Millionnaya Street (literally, Street of Millionaires; Миллионная улица) connects the Swan Canal Embankment and the Palace Square. Тhis is one of the oldest streets in the city. The first mention of the street is found in city records from 1713, and by 1733 it was known under three names at the same time: German Street, Greek Street, and Millionnaya Street. A German settlement occupied the major portion of the street, while a smaller portion was occupied by a Greek settlement. The origin of the name Millionnaya is usually attributed to the Sheremetev Palace which stunned contemporaries with its luxury. Now it is building number 19 on the street; the modern, but no less luxurious facade is an 1862 redesign by Andrei Stakensneider.

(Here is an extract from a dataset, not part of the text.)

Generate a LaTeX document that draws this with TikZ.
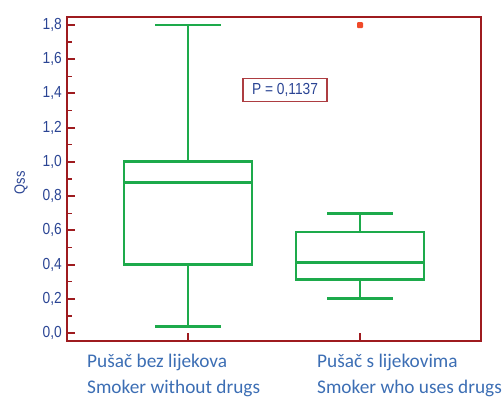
\documentclass[tikz,border=0pt]{standalone}
\usepackage{fontspec}
\setmainfont{Liberation Sans}
\newfontfamily\catfont{Carlito}
\definecolor{frame}{HTML}{9E1B1F}
\definecolor{boxg}{HTML}{1DAA4B}
\definecolor{lab}{HTML}{2B4594}
\definecolor{cat}{HTML}{3C6EB4}
\definecolor{outl}{HTML}{F04A2A}
\newcommand{\narrow}[1]{\scalebox{0.86}[1]{#1}}
\begin{document}
\begin{tikzpicture}[x=1pt,y=1pt,
  frameline/.style={draw=frame,line width=2.8pt},
  tickline/.style={draw=frame,line width=2pt},
  gline/.style={draw=boxg,line width=2.8pt},
  ylab/.style={text=lab,font=\fontsize{16}{18}\selectfont,anchor=east,inner sep=0pt},
  catlab/.style={text=cat,font=\catfont\fontsize{19.3}{25}\selectfont,anchor=base west,inner sep=0pt}]
\useasboundingbox (0,0) rectangle (503,-398);
\begin{scope}[y=171.1pt,yshift=-333pt]
% frame
\draw[frameline] (67,1.847) coordinate (tl) rectangle (481,-0.047) coordinate (br);
% y ticks
\foreach \v/\t in {0/{0,0},0.2/{0,2},0.4/{0,4},0.6/{0,6},0.8/{0,8},1.0/{1,0},1.2/{1,2},1.4/{1,4},1.6/{1,6},1.8/{1,8}}{
  \draw[tickline] (67,\v) -- (75,\v);
  \node[ylab] (yl\v) at (62,\v) {\narrow{\t}};
}
\foreach \v in {0.1,0.3,0.5,0.7,0.9,1.1,1.3,1.5,1.7}{
  \draw[draw=frame,line width=1.3pt] (67,\v) -- (72,\v);
}
% x ticks
\draw[tickline] (188,-0.047) -- (188,0.0);
\draw[tickline] (360,-0.047) -- (360,0.0);
% box 1
\draw[gline] (124,0.40) rectangle (252,1.0);
\draw[gline] (124,0.88) -- (252,0.88);
\draw[gline] (188,1.0) -- (188,1.8);
\draw[gline] (188,0.40) -- (188,0.04);
\draw[gline] (155,1.8) -- (221,1.8);
\draw[gline] (155,0.04) -- (221,0.04);
% box 2
\draw[gline] (296,0.315) rectangle (424,0.59);
\draw[gline] (296,0.41) -- (424,0.41);
\draw[gline] (360,0.59) -- (360,0.70);
\draw[gline] (360,0.315) -- (360,0.20);
\draw[gline] (327,0.70) -- (393,0.70);
\draw[gline] (327,0.20) -- (393,0.20);
% outlier
\fill[outl,rounded corners=1pt] (360,1.8) ++(-3pt,-3pt) rectangle ++(6pt,6pt);
% P box
\node[draw=frame!85,line width=1.2pt,text=lab,minimum width=84pt,minimum height=23pt,inner sep=0pt,font=\fontsize{16}{18}\selectfont] (pbox) at (285,1.42) {\narrow{P = 0,1137}};
% y label
\node[text=lab,rotate=90,font=\fontsize{15}{17}\selectfont,inner sep=0pt] (qss) at (21,0.877) {\narrow{Qss}};
\end{scope}
% categories
\node[catlab] (c1a) at (87,-367) {Pušač bez lijekova};
\node[catlab] (c1b) at (87,-393) {Smoker without drugs};
\node[catlab] (c2a) at (317,-367) {Pušač s lijekovima};
\node[catlab] (c2b) at (317,-393) {Smoker who uses drugs};
\end{tikzpicture}
\end{document}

A decree issued on 20 April 1738 by the Empress Anna Ivanovna officially assigned the name “German Street” to the street, and the name remained in use until 1789, when it reverted back to Millionnaya street. Apparently, it was more prestigious to live on “Millionaires” Street.
In October 1918, Millionnaya Street was renamed Khalturina Street. Stepan Khalturin (1856-1882), cabinetmaker by trade, in 1875 became friendly with the Populists. Together with Obnorsky they set up the Northern Union of Russian Workers, and organized city factory strikes. In 1879 Khalturin joined the terrorist organization Narodnaya Volya, and carried out a series of bombings in 1880, some of them on the Millionnaya Street. That explosion killed and wounded more than 40 people, mostly innocent soldiers, while Alexander II, the target of the attack, was not injured.
On October 4, 1991 Millionnaya Street was returned its historical name.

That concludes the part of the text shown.